08 June 2018 - Post by:Daniel Grimwood
In Triple Seven v Azman the court found that although the parties had entered into aircraft leasing contracts on the basis of a common assumption, which turned out to be wrong, the mistake was not sufficiently fundamental to render the contracts void. Even if it had been, the parties had allocated that risk.
Nigerian airline Azman leased aircraft from lessors in the Veling group. Azman’s business plan included carrying pilgrims to Saudi Arabia for the 2016 Hajj. This needed approval from the Saudi Civil Aviation Authority. The parties assumed Azman would receive approval. However, hours after signing, Azman received a letter from the aviation authority stating that approval had not been granted. The lessors tendered the aircraft for delivery. Azman said it was not in a position to accept delivery as it was no longer participating in the 2016 Hajj. The lessors terminated the contracts and sued for damages.

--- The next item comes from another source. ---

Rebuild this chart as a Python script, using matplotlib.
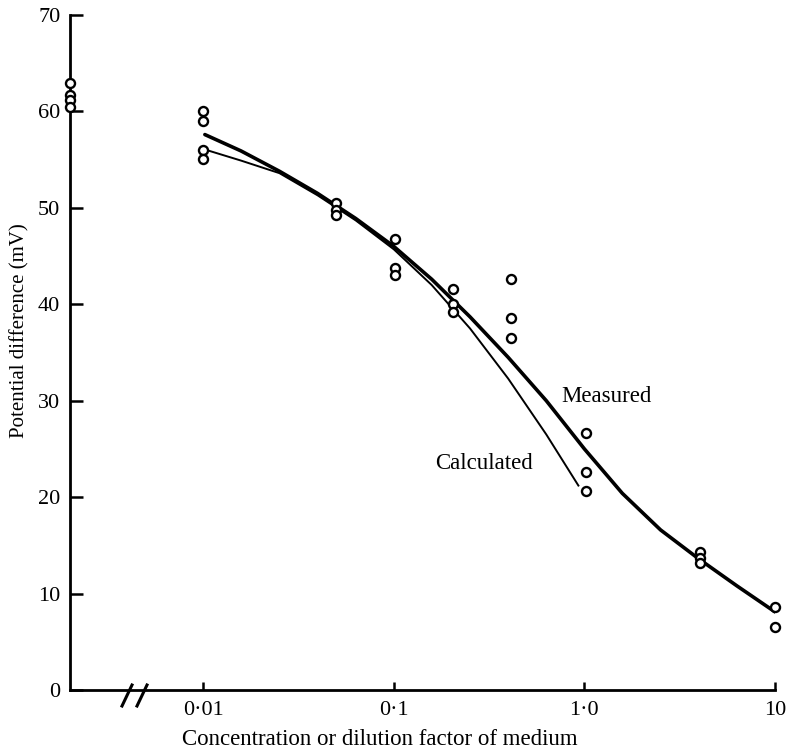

Azman argued that the lease was void under the doctrine of common mistake. The judge reviewed the case law including the test set out in Great Peace Shipping. Summarising, he said common mistake would render a contract void if:
- the parties shared an assumption, fundamental to the contract, which was wrong at the time of concluding the contract;
- by reason of the assumption being wrong, the contract would be radically different from what the parties believed at the time of concluding the contract; and
- the contract did not make provision for the common assumption being mistaken.
Here, although there had been a mistake (a shared assumption that approval would be obtained), it was not deemed sufficiently fundamental. The leases had five year terms and Azman stood to make a substantial profit during that period without participating in the 2016 Hajj. Further, the parties had included a clause which dealt with the possibility that the common assumption was mistaken: Azman’s obligations under the leases were “absolute and unconditional, irrespective of any contingency or circumstance whatsoever”. This clearly placed the risk of failure to obtain approval on Azman, and was reason enough on its own to rule out common mistake.
Those looking for certainty in their contracts can take some comfort from this case, which confirms that the doctrine of common mistake will be limited to sufficiently fundamental mistakes which radically alter the contract, and that it will not apply where contracts properly allocate the risks of an assumption turning out to be wrong.
So the answer is yes, a mistake can render a contract void, but not here, and probably only in limited circumstances.